The Human Cost of Fast & Free Shipping

Brian Beckcom

Brian Beckcom

10/01/2019

My family loves the convenience of Amazon’s fast and free shipping. Heck, I’ll bet some sort of delivery box shows up on our door almost every day of the week, sometimes multiple times a day. 

Have you noticed that over the past few years the delivery trucks aren’t always brown UPS vans or FedEx trucks or US post office mail trucks?  

Instead, over the past few years, I’ve seen the UPS and US Post Office trucks replaced by fleets of white delivery trucks, mainly Dodge Ram delivery trucks all over the place, all over my neighborhood, delivering packages at all times of the day and night.

I’ve always assumed that those were Amazon vans, and if one of those vans were to cause someone to be injured or killed, Amazon, with its billions of dollars of revenue, would fairly compensate anyone who was injured or killed by one of their drivers.

I was wrong. Turns out that even though I am a lawyer who works on these kinds of cases every day, I did not know that Amazon has set up an elaborate scheme to avoid any accountability for its contracted delivery drivers, using outdated laws that simply don’t work in the age of technology and of fast and free shipping in order to insulate itself from accountability for its drivers’ recklessness.

So bottom line: Amazon reaps all the profits and pays none of the costs at all.

Here’s how the scheme works:

Amazon has built a huge logistics operation in its push to dominate e-commerce. It has created a network of delivery drivers whose primary job is to get goods to customers as quickly as possible.

Amazon tightly controls the order and route of deliveries through a dispatching app. Amazon requires that 999 of 1,000 deliveries arrive on time. It uses software to track its drivers and punishes those who don’t meet its strict requirements.

Then, when one of the drivers hurts or kills someone, Amazon claims in court that it has no responsibility at all for the negligence of its drivers. Amazon tries to push all the legal responsibilities off on other companies, claiming that its drivers should pay all costs, even though Amazon gets all the gain.

It’s completely un-American to take all the profits but then claim no responsibility at all for the human costs.

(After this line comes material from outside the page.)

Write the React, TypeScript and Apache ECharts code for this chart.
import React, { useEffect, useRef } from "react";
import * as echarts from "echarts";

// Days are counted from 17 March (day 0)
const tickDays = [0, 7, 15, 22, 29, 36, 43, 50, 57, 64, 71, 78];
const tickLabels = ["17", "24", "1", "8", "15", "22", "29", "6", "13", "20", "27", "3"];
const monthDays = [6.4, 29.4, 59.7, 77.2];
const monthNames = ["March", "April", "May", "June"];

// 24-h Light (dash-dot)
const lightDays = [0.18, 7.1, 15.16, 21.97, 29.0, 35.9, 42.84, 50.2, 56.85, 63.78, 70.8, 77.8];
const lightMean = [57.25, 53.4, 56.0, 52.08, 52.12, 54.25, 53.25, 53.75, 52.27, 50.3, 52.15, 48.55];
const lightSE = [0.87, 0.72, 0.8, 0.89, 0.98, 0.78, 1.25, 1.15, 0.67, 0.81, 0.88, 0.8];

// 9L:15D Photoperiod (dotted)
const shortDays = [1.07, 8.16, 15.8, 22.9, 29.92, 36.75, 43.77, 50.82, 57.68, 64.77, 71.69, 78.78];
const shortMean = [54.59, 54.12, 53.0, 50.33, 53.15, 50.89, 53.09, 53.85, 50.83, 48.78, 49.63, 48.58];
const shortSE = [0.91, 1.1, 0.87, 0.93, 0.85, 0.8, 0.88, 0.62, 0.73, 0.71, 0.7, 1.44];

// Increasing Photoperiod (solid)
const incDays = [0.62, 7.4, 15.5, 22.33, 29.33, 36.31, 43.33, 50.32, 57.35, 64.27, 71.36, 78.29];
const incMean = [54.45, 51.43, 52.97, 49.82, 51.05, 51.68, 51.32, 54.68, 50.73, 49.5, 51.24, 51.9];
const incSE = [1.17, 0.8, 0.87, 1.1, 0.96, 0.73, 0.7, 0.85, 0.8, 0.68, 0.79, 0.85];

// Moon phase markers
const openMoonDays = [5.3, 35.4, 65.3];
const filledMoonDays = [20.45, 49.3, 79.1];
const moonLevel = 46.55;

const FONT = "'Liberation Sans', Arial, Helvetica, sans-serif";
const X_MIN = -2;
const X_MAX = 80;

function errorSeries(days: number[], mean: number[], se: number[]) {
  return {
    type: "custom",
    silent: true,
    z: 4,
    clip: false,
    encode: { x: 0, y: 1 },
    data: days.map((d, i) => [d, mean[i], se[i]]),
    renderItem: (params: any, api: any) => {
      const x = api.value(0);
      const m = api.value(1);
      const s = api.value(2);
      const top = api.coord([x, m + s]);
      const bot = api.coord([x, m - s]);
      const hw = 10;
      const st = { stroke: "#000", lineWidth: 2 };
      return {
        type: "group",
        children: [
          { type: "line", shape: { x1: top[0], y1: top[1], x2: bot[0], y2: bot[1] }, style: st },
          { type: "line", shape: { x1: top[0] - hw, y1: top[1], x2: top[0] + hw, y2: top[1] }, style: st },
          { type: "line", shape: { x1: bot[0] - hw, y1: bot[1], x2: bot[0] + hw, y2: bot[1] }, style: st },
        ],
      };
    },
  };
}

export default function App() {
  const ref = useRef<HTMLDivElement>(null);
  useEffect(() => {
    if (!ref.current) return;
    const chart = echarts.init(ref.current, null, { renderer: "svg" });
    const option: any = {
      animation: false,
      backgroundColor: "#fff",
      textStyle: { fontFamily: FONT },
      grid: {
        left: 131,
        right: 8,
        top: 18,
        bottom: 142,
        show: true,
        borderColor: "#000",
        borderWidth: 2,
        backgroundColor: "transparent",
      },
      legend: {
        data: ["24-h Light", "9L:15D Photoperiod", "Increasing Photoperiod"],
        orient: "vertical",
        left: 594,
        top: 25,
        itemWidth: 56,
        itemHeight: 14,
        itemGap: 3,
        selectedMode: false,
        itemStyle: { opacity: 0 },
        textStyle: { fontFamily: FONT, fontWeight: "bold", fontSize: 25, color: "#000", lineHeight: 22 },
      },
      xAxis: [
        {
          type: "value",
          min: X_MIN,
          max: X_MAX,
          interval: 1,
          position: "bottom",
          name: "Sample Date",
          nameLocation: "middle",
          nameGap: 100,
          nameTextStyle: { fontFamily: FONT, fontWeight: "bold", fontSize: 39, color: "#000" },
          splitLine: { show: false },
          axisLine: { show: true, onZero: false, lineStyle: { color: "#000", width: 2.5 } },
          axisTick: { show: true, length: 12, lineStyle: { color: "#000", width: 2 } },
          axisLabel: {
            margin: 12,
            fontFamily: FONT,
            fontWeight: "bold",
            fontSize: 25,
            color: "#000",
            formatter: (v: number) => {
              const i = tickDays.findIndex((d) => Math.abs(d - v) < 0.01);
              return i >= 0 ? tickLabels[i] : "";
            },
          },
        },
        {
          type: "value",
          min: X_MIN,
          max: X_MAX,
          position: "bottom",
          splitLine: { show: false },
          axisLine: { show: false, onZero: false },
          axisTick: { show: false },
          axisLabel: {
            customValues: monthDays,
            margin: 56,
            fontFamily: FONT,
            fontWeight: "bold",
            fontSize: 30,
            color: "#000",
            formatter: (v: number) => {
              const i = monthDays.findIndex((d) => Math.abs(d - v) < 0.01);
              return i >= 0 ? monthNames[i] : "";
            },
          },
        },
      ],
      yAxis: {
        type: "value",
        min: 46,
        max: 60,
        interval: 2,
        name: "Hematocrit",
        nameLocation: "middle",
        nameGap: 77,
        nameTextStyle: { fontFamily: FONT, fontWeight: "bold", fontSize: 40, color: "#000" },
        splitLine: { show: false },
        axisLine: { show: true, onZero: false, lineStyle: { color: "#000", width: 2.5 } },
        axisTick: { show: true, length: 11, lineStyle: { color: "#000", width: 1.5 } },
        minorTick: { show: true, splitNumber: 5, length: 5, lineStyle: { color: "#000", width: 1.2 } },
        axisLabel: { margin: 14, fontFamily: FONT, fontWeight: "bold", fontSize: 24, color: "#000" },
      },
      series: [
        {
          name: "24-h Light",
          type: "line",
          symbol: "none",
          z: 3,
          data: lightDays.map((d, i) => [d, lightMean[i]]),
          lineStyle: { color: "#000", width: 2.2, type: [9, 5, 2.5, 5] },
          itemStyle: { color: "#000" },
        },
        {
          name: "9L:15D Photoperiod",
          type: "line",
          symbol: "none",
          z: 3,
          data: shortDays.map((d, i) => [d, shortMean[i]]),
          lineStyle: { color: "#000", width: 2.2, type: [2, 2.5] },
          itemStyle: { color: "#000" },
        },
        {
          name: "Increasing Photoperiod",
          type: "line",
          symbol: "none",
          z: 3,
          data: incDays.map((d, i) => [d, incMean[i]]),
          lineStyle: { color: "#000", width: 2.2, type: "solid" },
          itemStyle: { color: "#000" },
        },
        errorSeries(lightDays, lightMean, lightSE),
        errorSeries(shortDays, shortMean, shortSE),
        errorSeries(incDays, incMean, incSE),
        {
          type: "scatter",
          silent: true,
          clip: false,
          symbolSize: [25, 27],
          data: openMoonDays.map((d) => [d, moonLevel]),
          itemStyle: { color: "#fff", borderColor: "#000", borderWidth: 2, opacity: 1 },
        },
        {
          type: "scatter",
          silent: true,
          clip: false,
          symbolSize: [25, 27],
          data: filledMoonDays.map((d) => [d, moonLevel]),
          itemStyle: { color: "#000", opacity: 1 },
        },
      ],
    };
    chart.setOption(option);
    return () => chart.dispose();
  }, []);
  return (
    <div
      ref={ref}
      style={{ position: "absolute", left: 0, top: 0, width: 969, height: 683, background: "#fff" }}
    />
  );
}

Especially when you are a corporation worth hundreds of billions of dollars, owned by the richest man in the world, and don’t pay a dime in federal income tax.

Amazon should be ashamed for manipulating the legal system like this. Its lawyers should be ashamed for trying to help Amazon avoid any accountability at all. Judges who rule in Amazon’s favor on these issues are ruling against the rights of your family and mine to hold wrongdoers accountable for their negligence. And the politicians who turn a blind eye aren’t doing their jobs, either.

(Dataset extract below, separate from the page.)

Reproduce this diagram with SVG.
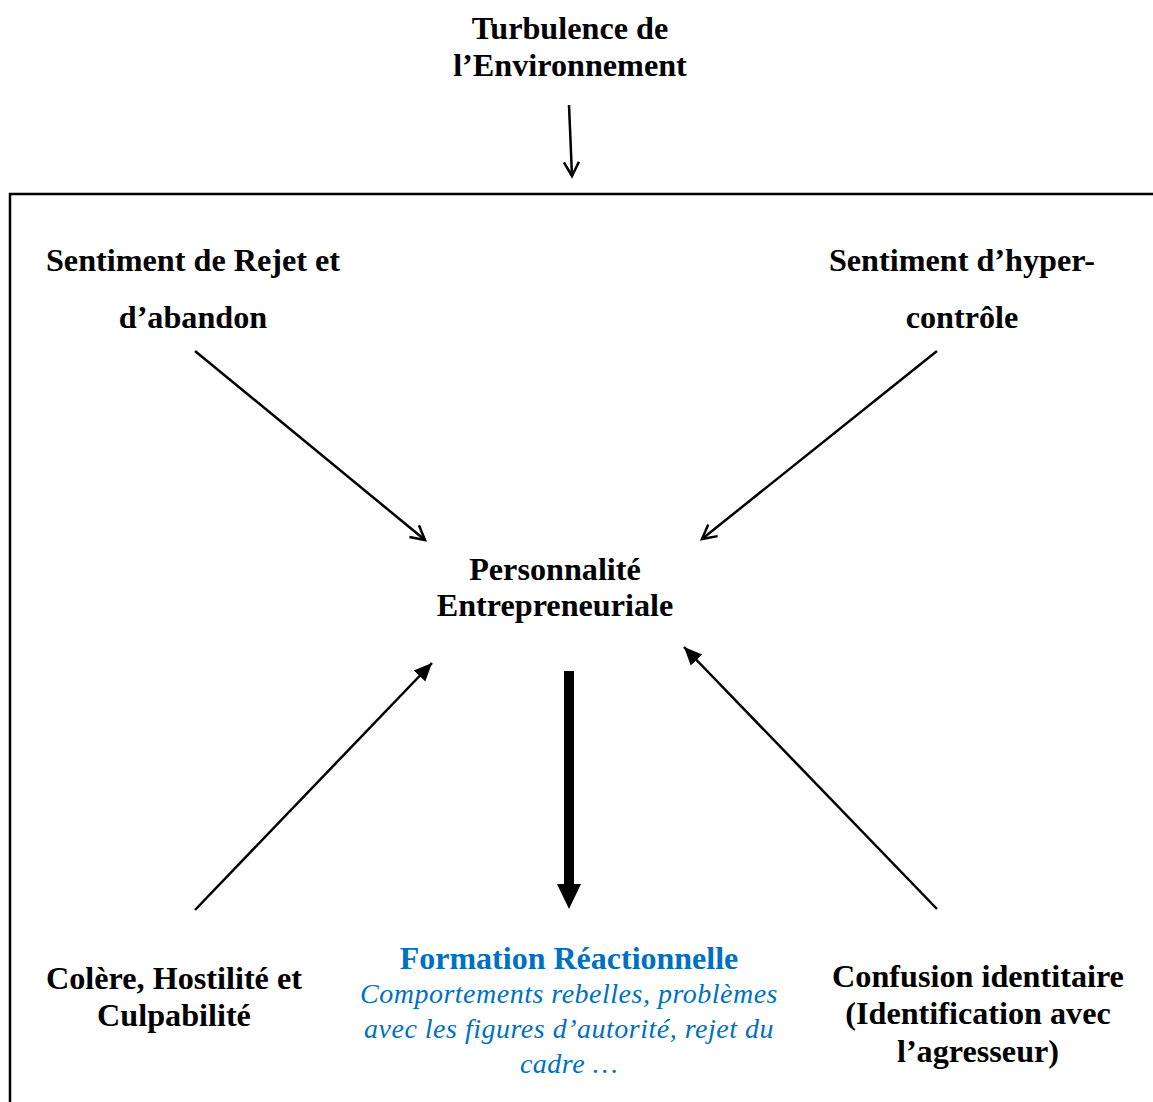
<svg xmlns="http://www.w3.org/2000/svg" width="1153" height="1102" viewBox="0 0 1153 1102">
<style>
.t{font-family:"Liberation Serif","Times New Roman",serif;font-weight:bold;font-size:32.2px;fill:#000;text-anchor:middle}
.b{font-family:"Liberation Serif","Times New Roman",serif;font-weight:bold;font-size:32px;fill:#0070C0;text-anchor:middle}
.i{font-family:"Liberation Serif","Times New Roman",serif;font-style:italic;font-size:28px;fill:#0070C0;text-anchor:middle;letter-spacing:0.5px}
.ln{stroke:#000;stroke-width:2.5;fill:none}
</style>
<defs>
<marker id="open" markerWidth="18" markerHeight="18" refX="15" refY="9" orient="auto" markerUnits="userSpaceOnUse">
<path d="M1,1.5 L15,9 L1,16.5" fill="none" stroke="#000" stroke-width="2.5"/>
</marker>
<marker id="fill" markerWidth="20" markerHeight="20" refX="18" refY="10" orient="auto" markerUnits="userSpaceOnUse">
<path d="M0,2 L18,10 L0,18 Z" fill="#000"/>
</marker>
</defs>
<rect x="0" y="0" width="1153" height="1102" fill="#fff"/>
<g id="frame"><path d="M10,1110 L10,194 L1160,194" fill="none" stroke="#000" stroke-width="2.5"/></g>
<g id="n-turbulence"><text class="t" x="570" y="39">Turbulence de</text><text class="t" x="570" y="76">l’Environnement</text></g>
<g id="n-rejet"><text class="t" x="193" y="271">Sentiment de Rejet et</text><text class="t" x="193" y="328">d’abandon</text></g>
<g id="n-hyper"><text class="t" x="962" y="271">Sentiment d’hyper-</text><text class="t" x="962" y="328">contrôle</text></g>
<g id="n-personnalite"><text class="t" x="555" y="580">Personnalité</text><text class="t" x="555" y="616">Entrepreneuriale</text></g>
<g id="n-colere"><text class="t" x="174" y="989">Colère, Hostilité et</text><text class="t" x="174" y="1026">Culpabilité</text></g>
<g id="n-confusion"><text class="t" x="978" y="987">Confusion identitaire</text><text class="t" x="978" y="1024">(Identification avec</text><text class="t" x="978" y="1062">l’agresseur)</text></g>
<g id="n-formation"><text class="b" x="569" y="969">Formation Réactionnelle</text><text class="i" x="569" y="1003">Comportements rebelles, problèmes</text><text class="i" x="569" y="1038">avec les figures d’autorité, rejet du</text><text class="i" x="569" y="1073">cadre …</text></g>
<g id="connectors">
<line class="ln" x1="569" y1="105" x2="572" y2="176" marker-end="url(#open)"/>
<line class="ln" x1="195" y1="351" x2="425" y2="540" marker-end="url(#open)"/>
<line class="ln" x1="937" y1="351" x2="702" y2="539" marker-end="url(#open)"/>
<line class="ln" x1="195" y1="910" x2="432" y2="663" marker-end="url(#fill)"/>
<line class="ln" x1="937" y1="909" x2="684" y2="647" marker-end="url(#fill)"/>
<path d="M564,671 L574,671 L574,884 L581,884 L569,909 L557,884 L564,884 Z" fill="#000"/>
</g>
</svg>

So what do you do if you’ve been injured by an Amazon delivery van? First, make sure you hire a really good lawyer, immediately. The reason you need to hire a really good lawyer immediately is because taking on Amazon and its army of lawyers is a big task, and most lawyers simply aren’t qualified to handle the task.

Second, vote. Pay attention to which politicians and which judges rule in favor of Big Corporations and Big Insurance, and vote them out of office.

Third, be prepared for a hard battle. Amazon didn’t become one of the largest companies in the history of the world by playing fair. The only way to hold them accountable is to fight back just as hard as Amazon fights you.

Bottom line: Fast and free shipping is awesome. It’s especially helpful for people who aren’t able to get the items they need, when they need them, because they have kids, jobs, or are not mobile.

Amazon makes billions of dollars every quarter. But there’s a cost to all of us, and part of the cost is the costs associated with dangerous delivery drivers. 

Who should pay those costs? The company making billions of dollars using this scheme, or the innocent people  who fall victim to the scheme? 

The answer seems pretty clear to me.